START RECORDS FOR THE TASK

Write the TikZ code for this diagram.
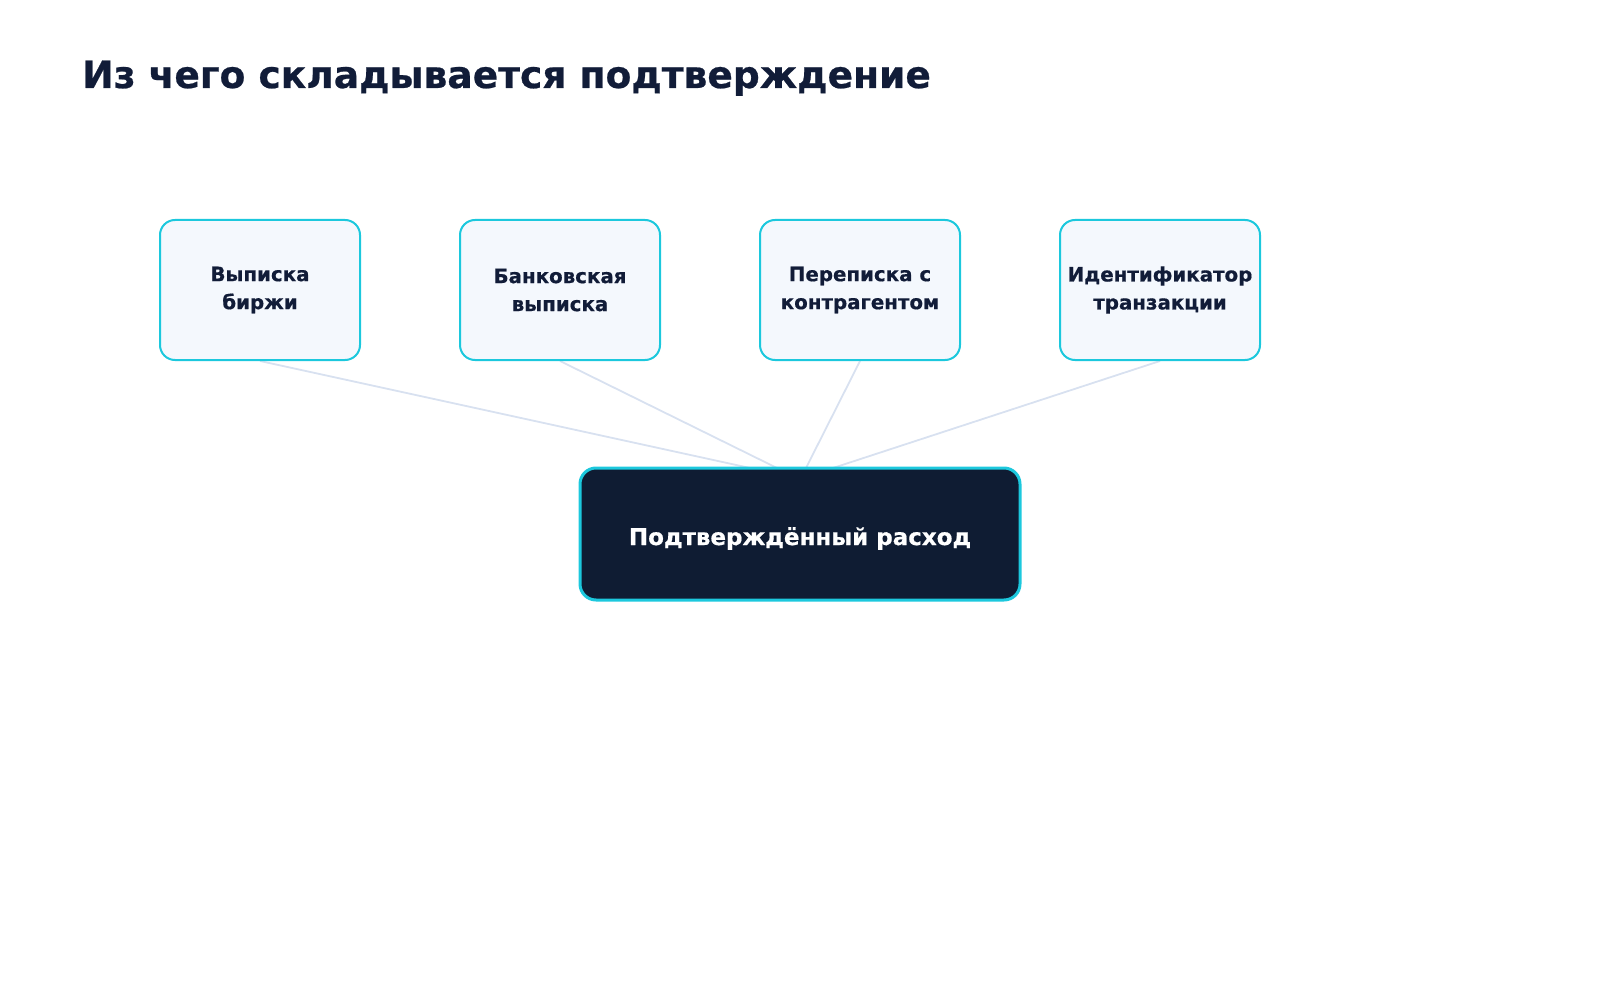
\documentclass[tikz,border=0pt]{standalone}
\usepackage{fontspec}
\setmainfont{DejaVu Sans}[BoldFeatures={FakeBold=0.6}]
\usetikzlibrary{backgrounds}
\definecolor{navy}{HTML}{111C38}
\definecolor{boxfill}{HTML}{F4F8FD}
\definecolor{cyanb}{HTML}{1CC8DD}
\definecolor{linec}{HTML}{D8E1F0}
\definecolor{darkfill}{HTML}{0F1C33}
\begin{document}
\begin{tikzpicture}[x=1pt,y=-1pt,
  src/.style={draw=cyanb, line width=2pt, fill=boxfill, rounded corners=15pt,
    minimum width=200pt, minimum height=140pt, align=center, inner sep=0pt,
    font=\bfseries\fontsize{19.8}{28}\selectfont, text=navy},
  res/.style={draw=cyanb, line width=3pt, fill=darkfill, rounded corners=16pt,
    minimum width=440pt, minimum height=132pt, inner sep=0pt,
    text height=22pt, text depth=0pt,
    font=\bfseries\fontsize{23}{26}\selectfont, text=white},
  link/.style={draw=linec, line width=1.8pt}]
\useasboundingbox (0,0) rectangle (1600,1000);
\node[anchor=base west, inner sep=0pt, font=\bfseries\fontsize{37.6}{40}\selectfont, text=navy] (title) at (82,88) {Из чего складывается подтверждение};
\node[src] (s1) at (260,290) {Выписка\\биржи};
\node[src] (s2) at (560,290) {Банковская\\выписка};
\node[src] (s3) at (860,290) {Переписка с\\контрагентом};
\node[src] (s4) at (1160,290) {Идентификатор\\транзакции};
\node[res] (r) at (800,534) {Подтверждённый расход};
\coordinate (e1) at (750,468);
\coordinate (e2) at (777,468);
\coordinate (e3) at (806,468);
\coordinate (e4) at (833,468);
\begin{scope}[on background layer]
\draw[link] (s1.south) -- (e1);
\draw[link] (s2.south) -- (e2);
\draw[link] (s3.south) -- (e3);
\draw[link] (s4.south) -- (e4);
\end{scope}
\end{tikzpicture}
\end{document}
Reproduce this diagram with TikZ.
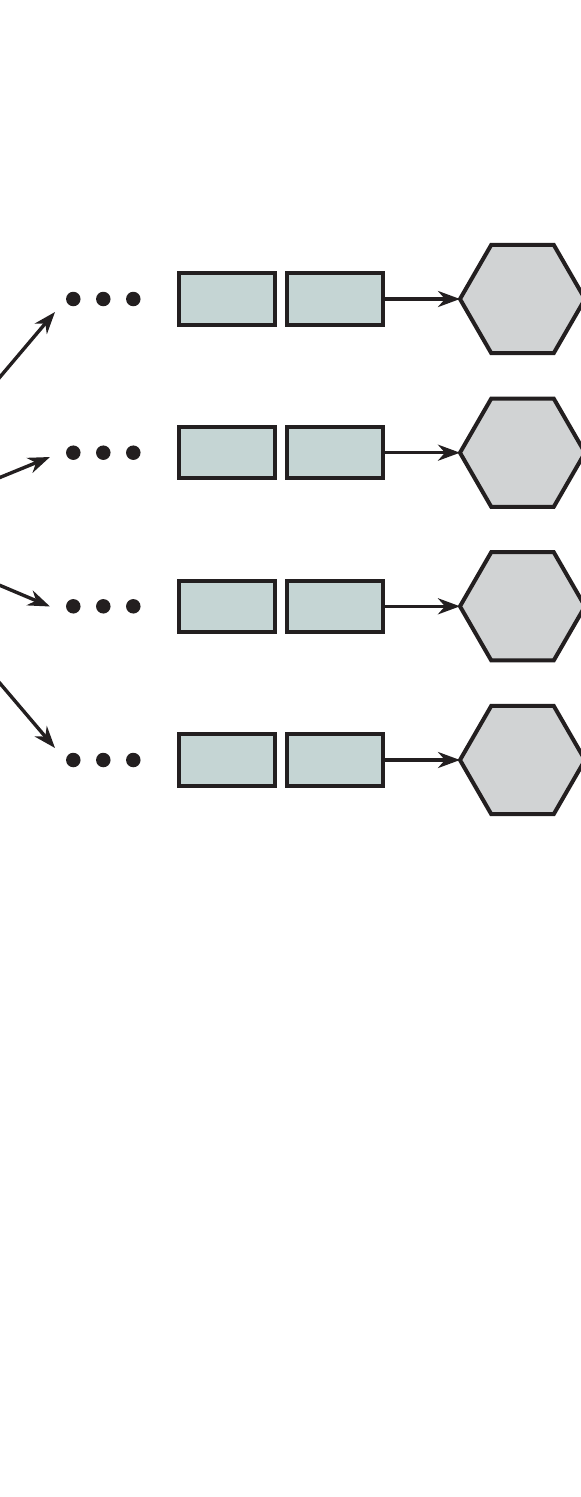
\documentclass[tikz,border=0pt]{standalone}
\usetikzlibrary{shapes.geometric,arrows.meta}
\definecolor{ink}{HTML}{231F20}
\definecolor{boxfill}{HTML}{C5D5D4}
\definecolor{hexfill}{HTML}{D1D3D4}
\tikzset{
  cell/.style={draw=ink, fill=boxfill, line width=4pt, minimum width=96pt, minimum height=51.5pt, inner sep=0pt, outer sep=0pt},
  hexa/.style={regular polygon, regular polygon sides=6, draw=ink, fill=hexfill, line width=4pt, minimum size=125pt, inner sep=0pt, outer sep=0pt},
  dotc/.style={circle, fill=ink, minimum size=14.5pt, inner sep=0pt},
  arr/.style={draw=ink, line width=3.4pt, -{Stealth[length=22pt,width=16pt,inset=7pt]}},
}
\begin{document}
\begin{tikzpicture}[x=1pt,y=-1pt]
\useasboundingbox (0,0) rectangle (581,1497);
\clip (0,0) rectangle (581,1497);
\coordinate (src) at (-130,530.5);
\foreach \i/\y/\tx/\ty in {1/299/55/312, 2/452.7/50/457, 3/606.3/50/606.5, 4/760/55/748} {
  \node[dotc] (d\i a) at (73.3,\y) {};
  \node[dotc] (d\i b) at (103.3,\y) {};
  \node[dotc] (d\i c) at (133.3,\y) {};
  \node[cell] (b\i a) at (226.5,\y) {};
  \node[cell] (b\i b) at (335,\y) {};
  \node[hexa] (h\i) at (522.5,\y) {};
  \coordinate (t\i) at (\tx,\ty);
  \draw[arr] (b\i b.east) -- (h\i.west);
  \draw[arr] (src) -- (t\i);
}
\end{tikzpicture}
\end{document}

END RECORDS FOR THE TASK

Exactly the lines from the line containing "Reproduce this diagram with TikZ." through the last line of the entries above are to be quoted, both included, and nothing else. Pictures are left out.

Reproduce this diagram with TikZ.
\documentclass[tikz,border=0pt]{standalone}
\usetikzlibrary{shapes.geometric,arrows.meta}
\definecolor{ink}{HTML}{231F20}
\definecolor{boxfill}{HTML}{C5D5D4}
\definecolor{hexfill}{HTML}{D1D3D4}
\tikzset{
  cell/.style={draw=ink, fill=boxfill, line width=4pt, minimum width=96pt, minimum height=51.5pt, inner sep=0pt, outer sep=0pt},
  hexa/.style={regular polygon, regular polygon sides=6, draw=ink, fill=hexfill, line width=4pt, minimum size=125pt, inner sep=0pt, outer sep=0pt},
  dotc/.style={circle, fill=ink, minimum size=14.5pt, inner sep=0pt},
  arr/.style={draw=ink, line width=3.4pt, -{Stealth[length=22pt,width=16pt,inset=7pt]}},
}
\begin{document}
\begin{tikzpicture}[x=1pt,y=-1pt]
\useasboundingbox (0,0) rectangle (581,1497);
\clip (0,0) rectangle (581,1497);
\coordinate (src) at (-130,530.5);
\foreach \i/\y/\tx/\ty in {1/299/55/312, 2/452.7/50/457, 3/606.3/50/606.5, 4/760/55/748} {
  \node[dotc] (d\i a) at (73.3,\y) {};
  \node[dotc] (d\i b) at (103.3,\y) {};
  \node[dotc] (d\i c) at (133.3,\y) {};
  \node[cell] (b\i a) at (226.5,\y) {};
  \node[cell] (b\i b) at (335,\y) {};
  \node[hexa] (h\i) at (522.5,\y) {};
  \coordinate (t\i) at (\tx,\ty);
  \draw[arr] (b\i b.east) -- (h\i.west);
  \draw[arr] (src) -- (t\i);
}
\end{tikzpicture}
\end{document}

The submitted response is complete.